Nehemiah 9 Chapel Preach

I preached in Oak Hill chapel (for presumably the last time) on Nehemiah 9:22-31 last friday. This is a brief outline of what I said.

Two points to aid our life of repentance

1. Grace is the context for extraordinary sin.

Israel’s chief sin across history, from the perspective of this prayer at least, was to take take take grace from God and yet return that with disobedience and rejection of his laws.

E.g. see use of ‘gave’ in 22, 24, 27, 29 & 30.

The contrast is seen most clearly there in the transition from 25 to 26. They gorged themselves on grace. Yet threw the law behind their backs. Hence v25. great goodness of YHWH, and v26. great blasphemies of Israel.

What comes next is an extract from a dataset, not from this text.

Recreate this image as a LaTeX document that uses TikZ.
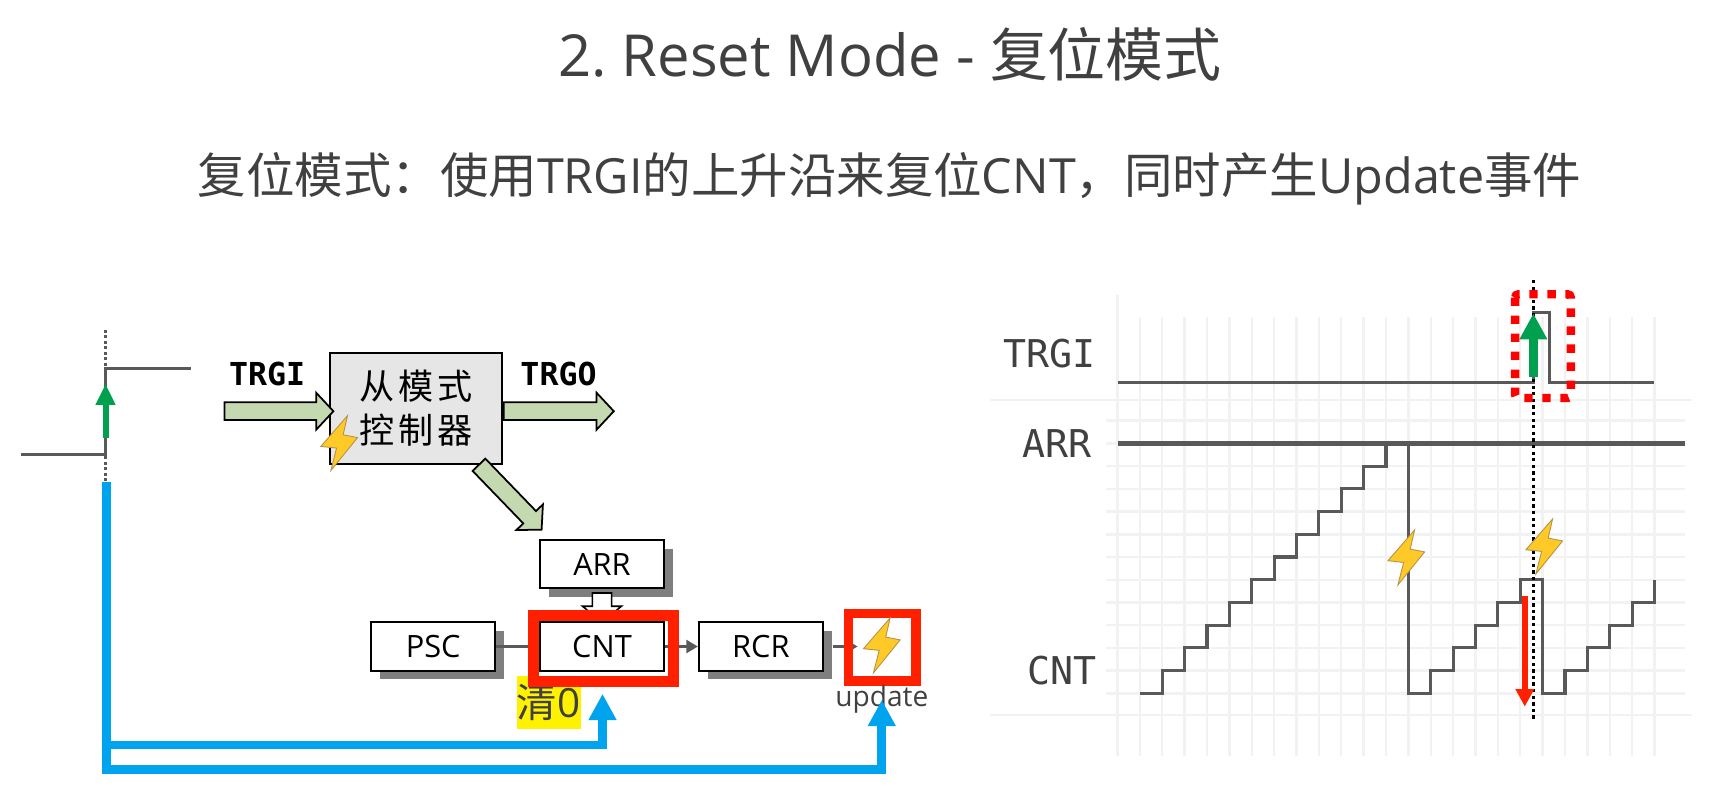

God’s grace highlights the heinousness and unwarranted nature of the sin.
To sin against a gracious God is a terrible thing.
To gulp down his grace and cast away his covenant instructions is a terrible crime.

If for them, how much more for us living AD not BC?

Interesting that it’s this sin of license that they chose to focus on. As they looked at Israel’s history this was the way they chose to epitomise the nation’s sins that had gotten them into the mess they were now in. This was the nature of their covenant-breaking.

That should lead us to consider whether it might not be the same amongst us, God's covenant people today. E.g. Liberalism. E.g. various forms of Evangelical antinomianism.

We would do well to consider whether we need to repent of the same sins as Israel. We must not think we can take grace with one hand and cast aside our Father’s commands with the other. It’s a non-starter. It’s a road that leads straight to judgment.

2. Sin is the context for extraordinary grace.

E.g. God’s patience: ‘Testified/ warned’in 26, 29, 30. Also 'many mercies/ times' in 27, 31, 28, 30.

Three cycles, (26-27, 28, 29-30/31). Sin – handed over – cry out – saved. First two cycles follow the pattern, but third only has no cry, and no salvation. Because this prayer is the cry (32-37). This prayer is expecting salvation. They were expecting God to complete the cycle, to act as he’s acted before.

As they looked back on their history Israel saw the need to repent, for taking grace for granted.
But they also saw the basis for that repentance. v31.

You could say that where sin abounded grace superabounded.

If for them, how much more for us living AD not BC? What extraordinary grace to send His Son to be all that Israel failed to be, to restore, resurrect Israel even and give to his people, Jew and Gentile, the gift of the Spirit.

Repentance is based on grace. We repent because we know God to be a gracious and merciful God. We repent in the expectation of forgiveness and salvation and blessing.